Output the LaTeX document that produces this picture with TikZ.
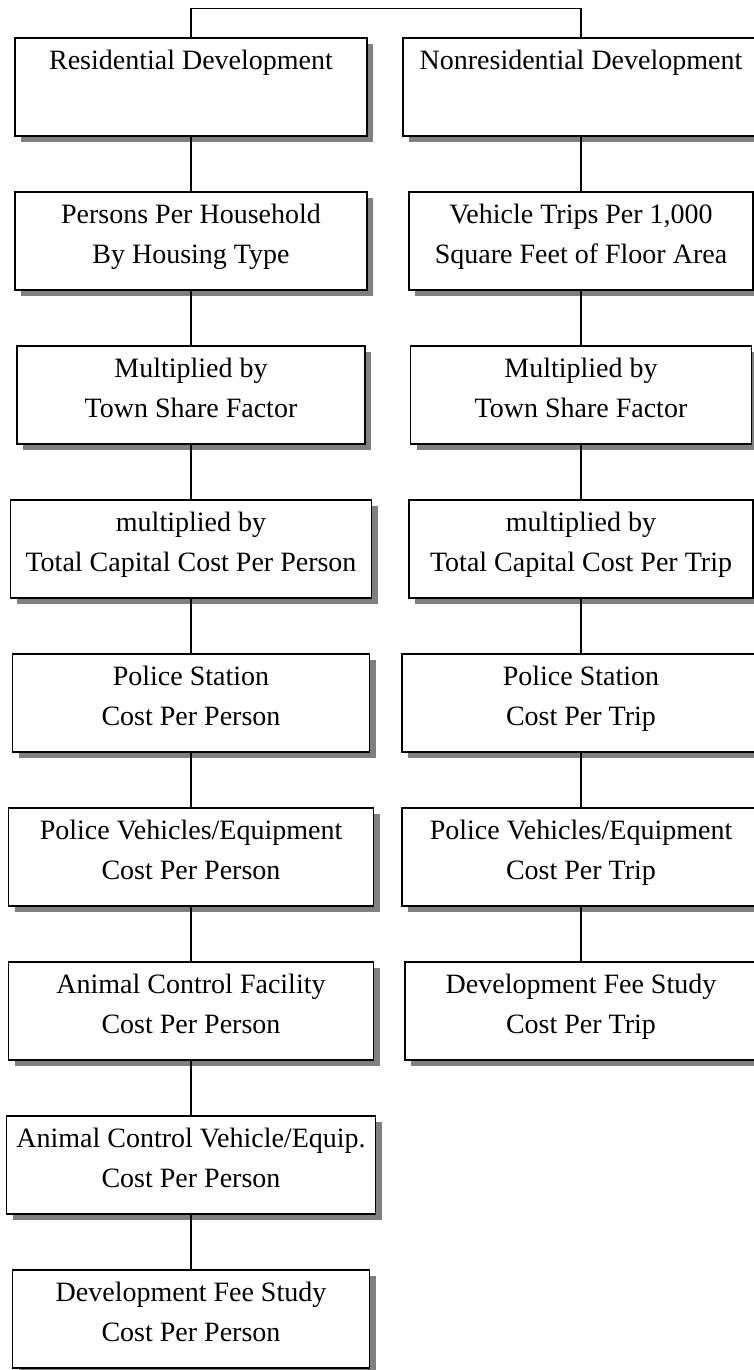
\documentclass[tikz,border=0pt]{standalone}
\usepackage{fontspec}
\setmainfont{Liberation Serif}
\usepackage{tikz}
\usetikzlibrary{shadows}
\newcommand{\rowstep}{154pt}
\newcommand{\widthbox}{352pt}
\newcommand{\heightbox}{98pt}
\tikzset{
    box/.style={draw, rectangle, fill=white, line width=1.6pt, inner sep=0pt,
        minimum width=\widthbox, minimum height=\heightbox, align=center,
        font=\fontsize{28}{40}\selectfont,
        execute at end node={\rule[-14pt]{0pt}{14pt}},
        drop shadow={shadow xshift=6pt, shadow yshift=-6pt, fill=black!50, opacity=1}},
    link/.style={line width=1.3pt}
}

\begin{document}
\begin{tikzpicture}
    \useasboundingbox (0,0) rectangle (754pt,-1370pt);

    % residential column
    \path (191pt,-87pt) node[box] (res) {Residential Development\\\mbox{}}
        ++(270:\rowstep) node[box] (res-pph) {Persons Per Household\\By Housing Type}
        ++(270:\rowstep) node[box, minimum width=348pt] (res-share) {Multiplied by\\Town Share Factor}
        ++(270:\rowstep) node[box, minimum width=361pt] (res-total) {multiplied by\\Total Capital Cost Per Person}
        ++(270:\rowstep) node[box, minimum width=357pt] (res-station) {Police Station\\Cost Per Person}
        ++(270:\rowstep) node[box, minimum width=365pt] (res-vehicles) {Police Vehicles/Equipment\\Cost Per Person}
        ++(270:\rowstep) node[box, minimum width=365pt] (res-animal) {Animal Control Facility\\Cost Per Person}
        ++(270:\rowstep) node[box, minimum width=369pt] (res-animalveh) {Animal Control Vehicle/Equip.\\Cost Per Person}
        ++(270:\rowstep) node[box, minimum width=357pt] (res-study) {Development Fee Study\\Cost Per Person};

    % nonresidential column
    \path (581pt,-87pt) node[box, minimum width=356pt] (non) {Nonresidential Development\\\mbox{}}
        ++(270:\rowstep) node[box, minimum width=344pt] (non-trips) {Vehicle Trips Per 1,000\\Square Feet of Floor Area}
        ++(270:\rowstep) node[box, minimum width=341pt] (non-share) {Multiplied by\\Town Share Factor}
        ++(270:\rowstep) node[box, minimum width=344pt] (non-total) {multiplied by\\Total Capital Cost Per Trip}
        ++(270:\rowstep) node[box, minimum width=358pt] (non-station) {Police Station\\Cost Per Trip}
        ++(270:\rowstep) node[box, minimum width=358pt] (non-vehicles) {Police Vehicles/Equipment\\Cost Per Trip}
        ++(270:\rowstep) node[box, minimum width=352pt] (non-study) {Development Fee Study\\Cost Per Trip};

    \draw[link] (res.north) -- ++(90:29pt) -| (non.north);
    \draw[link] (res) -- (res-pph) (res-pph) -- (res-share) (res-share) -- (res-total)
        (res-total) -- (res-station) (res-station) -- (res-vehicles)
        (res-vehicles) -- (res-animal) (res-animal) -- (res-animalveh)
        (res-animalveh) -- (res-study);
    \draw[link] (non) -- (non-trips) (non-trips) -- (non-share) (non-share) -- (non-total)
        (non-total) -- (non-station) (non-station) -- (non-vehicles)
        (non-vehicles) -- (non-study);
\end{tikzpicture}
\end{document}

* * * * * * *

What you have to do:
Restate the data word for word from its first line through the line with "(0,0) rectangle (754pt,-1370pt);", leaving out any picture along the way.

Full answer:
Output the LaTeX document that produces this picture with TikZ.
\documentclass[tikz,border=0pt]{standalone}
\usepackage{fontspec}
\setmainfont{Liberation Serif}
\usepackage{tikz}
\usetikzlibrary{shadows}
\newcommand{\rowstep}{154pt}
\newcommand{\widthbox}{352pt}
\newcommand{\heightbox}{98pt}
\tikzset{
    box/.style={draw, rectangle, fill=white, line width=1.6pt, inner sep=0pt,
        minimum width=\widthbox, minimum height=\heightbox, align=center,
        font=\fontsize{28}{40}\selectfont,
        execute at end node={\rule[-14pt]{0pt}{14pt}},
        drop shadow={shadow xshift=6pt, shadow yshift=-6pt, fill=black!50, opacity=1}},
    link/.style={line width=1.3pt}
}

\begin{document}
\begin{tikzpicture}
    \useasboundingbox (0,0) rectangle (754pt,-1370pt);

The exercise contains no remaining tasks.